= New York Metropolitan Transportation Council =

The New York Metropolitan Transportation Council (NYMTC) is the metropolitan planning organization for New York City, Long Island, and the lower Hudson Valley (Putnam, Rockland, and Westchester counties). It is a federally mandated planning forum to allow the ten counties it represents to coordinate the use of federal transportation funds. NYMTC was created in 1982 after the disbanding of the Tri-State Regional Planning Commission, a metropolitan planning organization for the states of New York, New Jersey, and Connecticut. Unlike most other Metropolitan Planning Organizations (MPOs) in the United States, NYMTC's staff are all employees of the New York State Department of Transportation.

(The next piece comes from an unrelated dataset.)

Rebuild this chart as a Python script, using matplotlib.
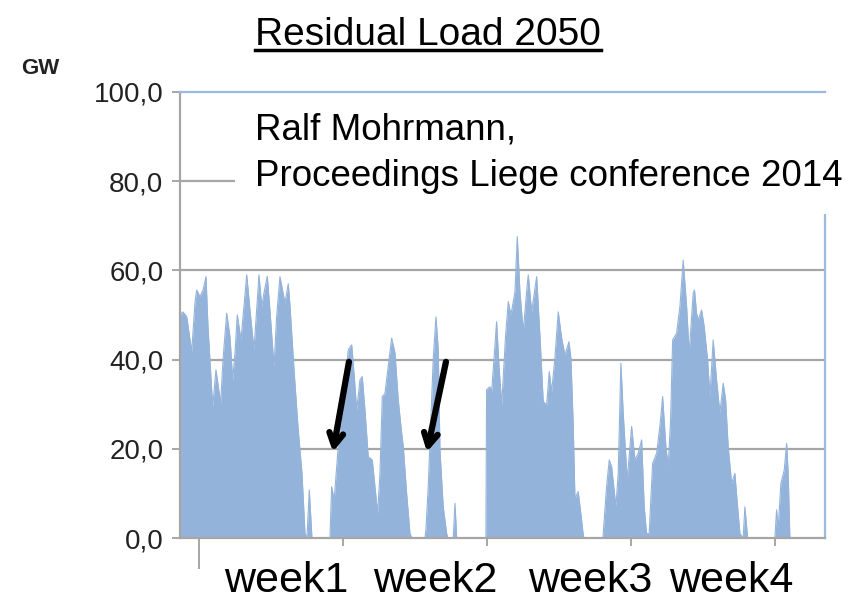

Voting members of NYMTC comprise representatives of the counties of Putnam, Rockland, Westchester, Nassau, and Suffolk; the New York City Departments of City Planning and Transportation; the Metropolitan Transportation Authority (MTA) and the New York State Department of Transportation. Unlike some other MPOs, all NYMTC votes must be consensus-based, meaning all the voting members must agree on transportation funding resolutions before they can be approved. Despite the policy and multi-billion dollar budget implications of the votes, there is a noticeable absence of public dissent or even discussion of issues amongst the voting members.

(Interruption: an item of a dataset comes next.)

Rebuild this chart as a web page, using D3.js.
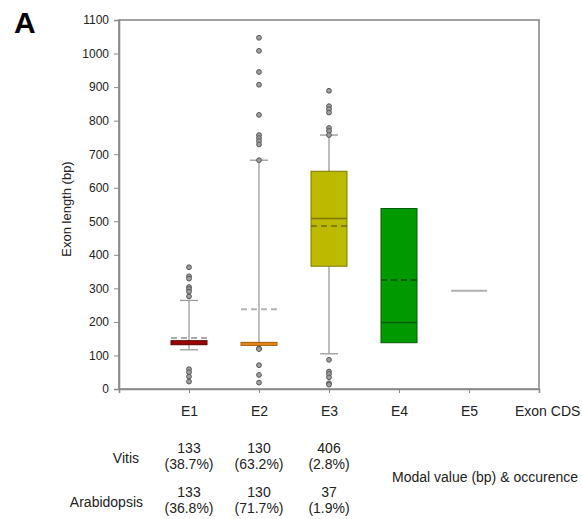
<!DOCTYPE html>
<meta charset="utf-8">
<head>
  <script src="https://d3js.org/d3.v7.min.js"></script>
  <style>
    body { margin: 0; background: #fff; }
    text { font-family: "Liberation Sans", Arial, sans-serif; fill: #222; }
  </style>
</head>
<body>
  <div id="my_dataviz"></div>
</body>
<script>
  // exon categories and box statistics (bp)
  var categories = ["E1", "E2", "E3", "E4", "E5"];
  var q1 = [132, 130, 366, 138, 293];
  var median = [138, 134, 508, 198, 293];
  var q3 = [144, 139, 649, 538, 293];
  var means = [152, 238, 486, 325, 293];
  var whiskerLow = [117, 130, 105, null, null];
  var whiskerHigh = [264, 682, 757, null, null];
  var outliers = [
    [363, 336, 329, 304, 298, 290, 276, 59, 50, 37, 22],
    [1047, 1008, 945, 907, 817, 757, 748, 739, 729, 682, 121, 119, 71, 42, 19],
    [889, 843, 834, 824, 778, 769, 757, 87, 52, 45, 35, 17, 13],
    [],
    []
  ];
  var yTicks = [0, 100, 200, 300, 400, 500, 600, 700, 800, 900, 1000, 1100];

  // modal value table
  var species = ["Vitis", "Arabidopsis"];
  var modalVitis = ["133", "130", "406"];
  var occVitis = ["(38.7%)", "(63.2%)", "(2.8%)"];
  var modalArab = ["133", "130", "37"];
  var occArab = ["(36.8%)", "(71.7%)", "(1.9%)"];

  // box colours
  var boxFill = ["#9a0000", "#e2861c", "#bdb900", "#009a00", "none"];
  var boxLine = ["#5a0000", "#a55a00", "#7c7900", "#005c00", "#b0b0b0"];
  var meanLine = ["#aaaaaa", "#b5b5b5", "#6e6b00", "#004d00", "#b0b0b0"];

  var W = 582, H = 519;
  var svg = d3.select("#my_dataviz").append("svg")
    .attr("width", W).attr("height", H);

  var x = d3.scaleLinear().domain([0, 6]).range([119, 539]);
  var y = d3.scaleLinear().domain([0, 1100]).range([389, 20]);
  var bw = 36, cap = 18;

  // panel letter
  svg.append("text").attr("x", 14).attr("y", 33)
    .style("font-size", "30px").style("font-weight", "bold").style("fill", "#000")
    .text("A");

  // frame
  svg.append("rect")
    .attr("x", x(0)).attr("y", y(1100))
    .attr("width", x(6) - x(0)).attr("height", y(0) - y(1100))
    .attr("fill", "none").attr("stroke", "#8a8a8a").attr("stroke-width", 1.6);

  // y axis
  var yAxis = svg.append("g")
    .attr("transform", "translate(" + x(0) + ",0)")
    .call(d3.axisLeft(y).tickValues(yTicks).tickSize(5).tickPadding(5)
      .tickFormat(d3.format("d")));
  yAxis.select(".domain").attr("stroke", "#8a8a8a").attr("stroke-width", 1.6);
  yAxis.selectAll(".tick line").attr("stroke", "#8a8a8a");
  yAxis.selectAll("text").style("font-size", "12px")
    .style("font-family", "'Liberation Sans', Arial, sans-serif").attr("fill", "#222");

  // x axis
  var xAxis = svg.append("g")
    .attr("transform", "translate(0," + y(0) + ")")
    .call(d3.axisBottom(x).tickValues([1, 2, 3, 4, 5]).tickSize(4)
      .tickFormat(function (d) { return categories[d - 1]; }).tickPadding(13));
  xAxis.select(".domain").attr("stroke", "#8a8a8a").attr("stroke-width", 1.6);
  xAxis.selectAll(".tick line").attr("stroke", "#8a8a8a");
  xAxis.selectAll("text").style("font-size", "14px")
    .style("font-family", "'Liberation Sans', Arial, sans-serif").attr("fill", "#222");

  svg.append("text").attr("x", 515).attr("y", 416)
    .style("font-size", "14px").text("Exon CDS");

  svg.append("text")
    .attr("transform", "translate(71,209) rotate(-90)")
    .attr("text-anchor", "middle")
    .style("font-size", "13px").text("Exon length (bp)");

  var idx = d3.range(categories.length);

  // whiskers
  idx.forEach(function (i) {
    if (whiskerHigh[i] == null) return;
    var cx = x(i + 1);
    var g = svg.append("g").attr("stroke", "#9a9a9a").attr("stroke-width", 1.3);
    g.append("line").attr("x1", cx).attr("x2", cx)
      .attr("y1", y(q3[i])).attr("y2", y(whiskerHigh[i]));
    g.append("line").attr("x1", cx).attr("x2", cx)
      .attr("y1", y(q1[i])).attr("y2", y(whiskerLow[i]));
    g.append("line").attr("x1", cx - cap / 2).attr("x2", cx + cap / 2)
      .attr("y1", y(whiskerHigh[i])).attr("y2", y(whiskerHigh[i]));
    if (whiskerLow[i] < q1[i]) {
      g.append("line").attr("x1", cx - cap / 2).attr("x2", cx + cap / 2)
        .attr("y1", y(whiskerLow[i])).attr("y2", y(whiskerLow[i]));
    }
  });

  // boxes
  svg.selectAll("rect.box")
    .data(idx.filter(function (i) { return q3[i] > q1[i]; }))
    .enter().append("rect")
    .attr("class", "box")
    .attr("x", function (i) { return x(i + 1) - bw / 2; })
    .attr("y", function (i) { return y(q3[i]); })
    .attr("width", bw)
    .attr("height", function (i) { return y(q1[i]) - y(q3[i]); })
    .attr("fill", function (i) { return boxFill[i]; })
    .attr("stroke", function (i) { return boxLine[i]; })
    .attr("stroke-width", 1);

  // medians
  svg.selectAll("line.median")
    .data(idx)
    .enter().append("line")
    .attr("class", "median")
    .attr("x1", function (i) { return x(i + 1) - bw / 2; })
    .attr("x2", function (i) { return x(i + 1) + bw / 2; })
    .attr("y1", function (i) { return y(median[i]); })
    .attr("y2", function (i) { return y(median[i]); })
    .attr("stroke", function (i) { return i < 2 ? boxFill[i] : boxLine[i]; })
    .attr("stroke-width", function (i) { return i == 4 ? 2 : 1.5; });

  // means (dashed)
  svg.selectAll("line.mean")
    .data(idx.filter(function (i) { return i < 4; }))
    .enter().append("line")
    .attr("class", "mean")
    .attr("x1", function (i) { return x(i + 1) - bw / 2; })
    .attr("x2", function (i) { return x(i + 1) + bw / 2; })
    .attr("y1", function (i) { return y(means[i]); })
    .attr("y2", function (i) { return y(means[i]); })
    .attr("stroke", function (i) { return meanLine[i]; })
    .attr("stroke-width", function (i) { return i < 2 ? 2 : 1.6; })
    .attr("stroke-dasharray", "6,4");

  // outliers
  idx.forEach(function (i) {
    svg.selectAll(null)
      .data(outliers[i])
      .enter().append("circle")
      .attr("cx", x(i + 1))
      .attr("cy", function (d) { return y(d); })
      .attr("r", 2.4)
      .attr("fill", "#a0a0a0")
      .attr("stroke", "#555")
      .attr("stroke-width", 1);
  });

  // modal value table
  var rows = [
    { name: species[0], modal: modalVitis, occ: occVitis, y: 453, nx: 139 },
    { name: species[1], modal: modalArab, occ: occArab, y: 497, nx: 143 }
  ];
  rows.forEach(function (r) {
    svg.append("text").attr("x", r.nx).attr("y", r.y + 10)
      .attr("text-anchor", "end").style("font-size", "14px").text(r.name);
    r.modal.forEach(function (m, j) {
      svg.append("text").attr("x", x(j + 1)).attr("y", r.y)
        .attr("text-anchor", "middle").style("font-size", "14px").text(m);
      svg.append("text").attr("x", x(j + 1)).attr("y", r.y + 16)
        .attr("text-anchor", "middle").style("font-size", "14px").text(r.occ[j]);
    });
  });

  svg.append("text").attr("x", 392).attr("y", 482)
    .style("font-size", "14px").text("Modal value (bp) & occurence");
</script>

Nonvoting members include representatives of the Federal Highway Administration, Federal Transit Administration, New Jersey Transit, North Jersey Transportation Planning Authority, New York State Department of Environmental Conservation, the Port Authority of New York and New Jersey, and the United States Environmental Protection Agency.

The NYMTC region includes New York City, Long Island and the lower Hudson Valley. It encompasses an area of 2440 sqmi and a population of 12.6 million, which was approximately 65% of New York State's population in 2009.

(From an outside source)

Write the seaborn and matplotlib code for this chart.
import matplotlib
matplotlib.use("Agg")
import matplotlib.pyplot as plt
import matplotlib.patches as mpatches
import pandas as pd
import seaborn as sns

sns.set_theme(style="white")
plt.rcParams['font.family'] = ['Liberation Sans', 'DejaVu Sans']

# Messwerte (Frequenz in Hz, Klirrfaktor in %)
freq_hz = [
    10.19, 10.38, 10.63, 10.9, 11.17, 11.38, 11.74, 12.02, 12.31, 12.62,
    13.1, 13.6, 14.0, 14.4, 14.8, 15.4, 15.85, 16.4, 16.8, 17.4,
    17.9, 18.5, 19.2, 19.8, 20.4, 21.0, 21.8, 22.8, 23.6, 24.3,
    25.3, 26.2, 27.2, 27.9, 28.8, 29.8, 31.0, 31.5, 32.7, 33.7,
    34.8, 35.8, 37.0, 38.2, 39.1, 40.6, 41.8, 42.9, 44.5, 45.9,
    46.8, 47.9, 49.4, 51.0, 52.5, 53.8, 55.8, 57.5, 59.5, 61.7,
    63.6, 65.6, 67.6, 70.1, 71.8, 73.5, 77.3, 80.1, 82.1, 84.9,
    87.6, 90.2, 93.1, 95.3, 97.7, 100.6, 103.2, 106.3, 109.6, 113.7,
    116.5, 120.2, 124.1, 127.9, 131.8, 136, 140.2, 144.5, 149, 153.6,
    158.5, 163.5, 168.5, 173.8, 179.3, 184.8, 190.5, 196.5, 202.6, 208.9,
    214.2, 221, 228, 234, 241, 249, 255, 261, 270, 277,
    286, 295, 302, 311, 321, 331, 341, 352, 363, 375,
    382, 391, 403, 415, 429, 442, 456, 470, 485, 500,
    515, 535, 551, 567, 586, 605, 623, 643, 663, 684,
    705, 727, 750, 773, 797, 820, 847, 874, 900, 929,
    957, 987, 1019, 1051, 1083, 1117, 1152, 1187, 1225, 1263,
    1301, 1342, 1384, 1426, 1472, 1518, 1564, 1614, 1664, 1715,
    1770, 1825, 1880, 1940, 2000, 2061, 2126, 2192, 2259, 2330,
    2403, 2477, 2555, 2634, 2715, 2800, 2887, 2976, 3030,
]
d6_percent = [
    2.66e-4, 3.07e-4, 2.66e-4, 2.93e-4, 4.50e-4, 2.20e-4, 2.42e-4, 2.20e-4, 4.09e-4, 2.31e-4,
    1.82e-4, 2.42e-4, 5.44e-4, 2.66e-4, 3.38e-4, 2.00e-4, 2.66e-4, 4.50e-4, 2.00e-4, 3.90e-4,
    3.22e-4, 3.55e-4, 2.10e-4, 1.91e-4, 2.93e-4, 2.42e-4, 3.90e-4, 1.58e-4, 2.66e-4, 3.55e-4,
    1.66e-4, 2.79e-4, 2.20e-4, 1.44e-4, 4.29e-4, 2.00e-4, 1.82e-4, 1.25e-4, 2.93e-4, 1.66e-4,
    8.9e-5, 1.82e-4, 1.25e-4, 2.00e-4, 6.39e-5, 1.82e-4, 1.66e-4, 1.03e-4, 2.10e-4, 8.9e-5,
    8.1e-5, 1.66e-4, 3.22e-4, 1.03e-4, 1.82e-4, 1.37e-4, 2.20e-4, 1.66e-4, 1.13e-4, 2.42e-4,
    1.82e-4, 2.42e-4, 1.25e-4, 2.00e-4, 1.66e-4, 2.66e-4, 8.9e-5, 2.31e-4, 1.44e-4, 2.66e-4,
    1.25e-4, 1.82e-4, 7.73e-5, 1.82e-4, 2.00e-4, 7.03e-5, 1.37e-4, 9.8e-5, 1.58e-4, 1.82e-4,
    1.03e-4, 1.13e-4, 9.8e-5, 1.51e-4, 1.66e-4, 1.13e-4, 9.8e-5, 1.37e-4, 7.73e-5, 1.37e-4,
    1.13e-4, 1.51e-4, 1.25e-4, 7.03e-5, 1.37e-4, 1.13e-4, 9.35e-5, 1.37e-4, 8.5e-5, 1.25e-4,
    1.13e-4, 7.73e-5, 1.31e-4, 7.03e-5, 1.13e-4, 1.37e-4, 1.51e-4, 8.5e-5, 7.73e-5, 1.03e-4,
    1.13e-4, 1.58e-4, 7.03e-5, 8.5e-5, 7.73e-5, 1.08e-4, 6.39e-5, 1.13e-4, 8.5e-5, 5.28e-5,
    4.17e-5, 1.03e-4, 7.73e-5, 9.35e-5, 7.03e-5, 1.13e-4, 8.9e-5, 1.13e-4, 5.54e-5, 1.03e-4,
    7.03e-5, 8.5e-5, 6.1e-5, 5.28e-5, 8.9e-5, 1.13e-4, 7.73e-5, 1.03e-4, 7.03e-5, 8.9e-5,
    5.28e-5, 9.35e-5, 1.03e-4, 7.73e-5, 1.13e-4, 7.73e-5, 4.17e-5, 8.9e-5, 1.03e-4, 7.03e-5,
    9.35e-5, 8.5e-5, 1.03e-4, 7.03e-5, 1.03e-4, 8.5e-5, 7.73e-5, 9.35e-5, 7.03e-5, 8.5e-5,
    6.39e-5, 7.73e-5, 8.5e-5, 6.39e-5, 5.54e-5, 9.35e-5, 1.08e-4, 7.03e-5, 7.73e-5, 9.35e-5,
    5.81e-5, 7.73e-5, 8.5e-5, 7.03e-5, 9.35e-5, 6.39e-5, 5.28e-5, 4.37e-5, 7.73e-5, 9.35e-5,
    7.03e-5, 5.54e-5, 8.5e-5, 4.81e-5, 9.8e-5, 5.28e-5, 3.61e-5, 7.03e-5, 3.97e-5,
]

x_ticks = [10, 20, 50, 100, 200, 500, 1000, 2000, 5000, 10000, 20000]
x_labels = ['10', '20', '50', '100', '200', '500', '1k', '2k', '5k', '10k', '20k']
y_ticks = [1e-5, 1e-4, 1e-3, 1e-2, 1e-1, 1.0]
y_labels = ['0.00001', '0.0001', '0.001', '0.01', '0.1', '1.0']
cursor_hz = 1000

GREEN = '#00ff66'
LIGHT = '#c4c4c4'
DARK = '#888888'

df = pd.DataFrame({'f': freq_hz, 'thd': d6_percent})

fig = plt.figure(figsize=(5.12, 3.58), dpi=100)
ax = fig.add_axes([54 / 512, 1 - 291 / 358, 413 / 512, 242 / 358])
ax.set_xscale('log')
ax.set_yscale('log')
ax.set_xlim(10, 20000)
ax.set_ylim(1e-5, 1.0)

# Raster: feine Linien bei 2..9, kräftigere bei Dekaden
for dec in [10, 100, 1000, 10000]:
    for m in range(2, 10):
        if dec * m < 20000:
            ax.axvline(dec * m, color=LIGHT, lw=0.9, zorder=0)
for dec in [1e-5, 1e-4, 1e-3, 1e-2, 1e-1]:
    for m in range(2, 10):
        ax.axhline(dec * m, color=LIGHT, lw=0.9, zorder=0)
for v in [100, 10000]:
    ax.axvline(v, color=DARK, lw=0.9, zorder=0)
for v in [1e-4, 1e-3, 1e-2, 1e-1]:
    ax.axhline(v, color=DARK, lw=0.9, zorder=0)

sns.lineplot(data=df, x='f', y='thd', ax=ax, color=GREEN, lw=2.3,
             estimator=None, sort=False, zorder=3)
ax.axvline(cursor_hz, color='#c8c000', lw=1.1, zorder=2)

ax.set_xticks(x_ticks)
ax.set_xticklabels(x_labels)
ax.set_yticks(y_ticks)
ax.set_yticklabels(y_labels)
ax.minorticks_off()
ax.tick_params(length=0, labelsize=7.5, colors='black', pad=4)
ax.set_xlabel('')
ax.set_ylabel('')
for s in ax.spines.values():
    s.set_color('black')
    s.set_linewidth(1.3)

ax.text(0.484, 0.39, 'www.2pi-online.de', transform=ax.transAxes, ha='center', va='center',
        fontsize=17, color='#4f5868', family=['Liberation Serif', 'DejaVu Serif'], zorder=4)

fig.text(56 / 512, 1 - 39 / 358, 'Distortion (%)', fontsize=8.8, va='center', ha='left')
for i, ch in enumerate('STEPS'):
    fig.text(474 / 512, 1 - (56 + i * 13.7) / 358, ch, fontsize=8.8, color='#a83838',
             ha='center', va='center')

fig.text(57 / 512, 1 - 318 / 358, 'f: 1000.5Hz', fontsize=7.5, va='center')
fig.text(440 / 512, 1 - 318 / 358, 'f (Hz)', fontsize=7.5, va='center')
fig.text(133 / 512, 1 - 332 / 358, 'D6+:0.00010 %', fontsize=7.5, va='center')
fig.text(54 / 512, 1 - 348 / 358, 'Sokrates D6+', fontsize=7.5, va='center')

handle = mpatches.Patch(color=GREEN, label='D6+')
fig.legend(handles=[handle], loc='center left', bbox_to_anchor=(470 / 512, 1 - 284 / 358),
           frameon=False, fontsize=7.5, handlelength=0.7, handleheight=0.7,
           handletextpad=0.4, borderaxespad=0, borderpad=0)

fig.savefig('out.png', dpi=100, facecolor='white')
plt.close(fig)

To respond to local needs, NYMTC is divided into three Transportation Coordinating Committees (TCC): New York City TCC, Mid-Hudson South TCC and Nassau/Suffolk TCC. These committees recommend sub-regional transportation priorities and provide opportunities for the private sector, general public, local government and interested stakeholders to become involved in the planning process on a more local level.